Other analysts say the onslaught on rupee will continue in 2019. "Looking at the present dynamic conditions, both economic and political, and the forthcoming India elections next year, we expect the rupee to slip further by [the first quarter of] 2019," Promoth Manghat, executive director and group CEO of Finblr, told the daily.
According to India's Ministry of Overseas Indian Affairs some 25 million expatriates are sending money home, making India the biggest remittance receiver in the world. The lion's share of remittances to India come from the United Arab Emirates, the United States, Saudi Arabia, Kuwait, the United Kingdom, Qatar, Oman and Canada -- in pretty much this order.
The bulk of the billions in remittances, however, is concentrated in a bunch of India states such as Kerala, Telangana, Andhra Pradesh and Gujarat. Kerala, which receives as much as 35 percent of remittances from the Gulf courtiers, has even earned the sobriquet of remittance economy.
Where's rupee heading?
With the currency breaching the psychological 73-mark against the dollar on Wednesday, the RBI is expected to take tough actions to prop it up. The RBI is kicking off its three-day rate setting meeting and the analysts all but agree that the central bank will hike repo rates further.

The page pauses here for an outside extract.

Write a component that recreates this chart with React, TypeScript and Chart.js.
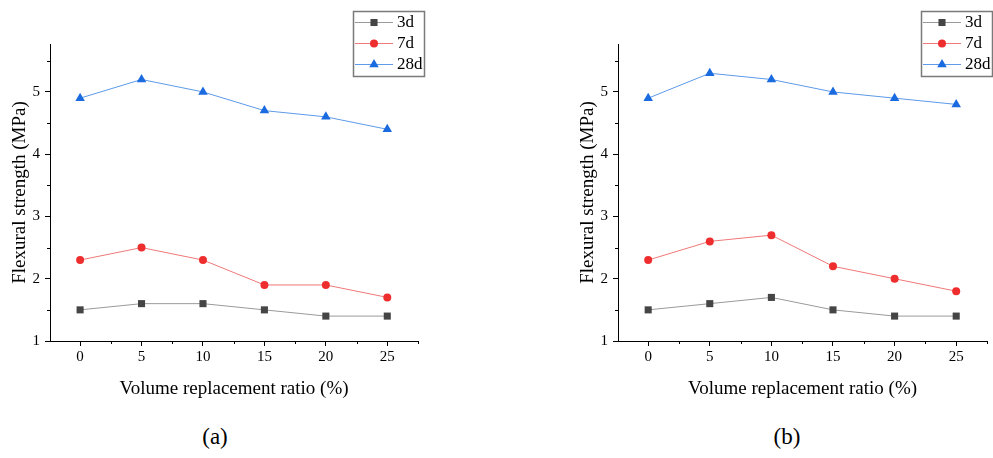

The RBI had earlier said that it would funnel as much as Rs. 36,000 crore into the money markets this month to offer succour to the rupee.
However, the general view is that the currency will drop further. Chief among the factors that will drive rupee further down are the hardening crude prices and the chances of US Fed raising rates further.
While the expatriates love the fact that each of their dollars or dirham's translates into more money in rupee terms, they would also have to reckon the fact that their assets back home suffer depreciation due to the rupee's weakening.
Meanwhile for regular Indians, the downward spiral of the rupee is adding further layers of misery, much as they are pummelled by the ever rising fuel prices and the resultant inflation.
The Indians are already feeling the pinch from rising home loan EMIs. Banks such as SBI, ICICI Bank, Punjab National Bank and HDFC, have already hiked the lending rates and this will soon have an impact on home loan EMIs of millions of Indians.
Moreover, with the rupee weakening, credit for business will become dearer, leaving an impact on corporate profits and on share prices, by extension.
A whole gamut of FMCG and other consumer goods will be costlier too. In addition, foreign education and foreign travel will also become costlier. Even the prices of pulses and edible oils will go up. Continued fall in rupee will make a whole lot businesses that depend on imports vulnerable as well.
And soon the job markets will feel the pinch as well. There will soon be price increases in automobile sector as well, and the prices of all electronic gadgets, mobile phones etc, wherein imported materials are used, will go up.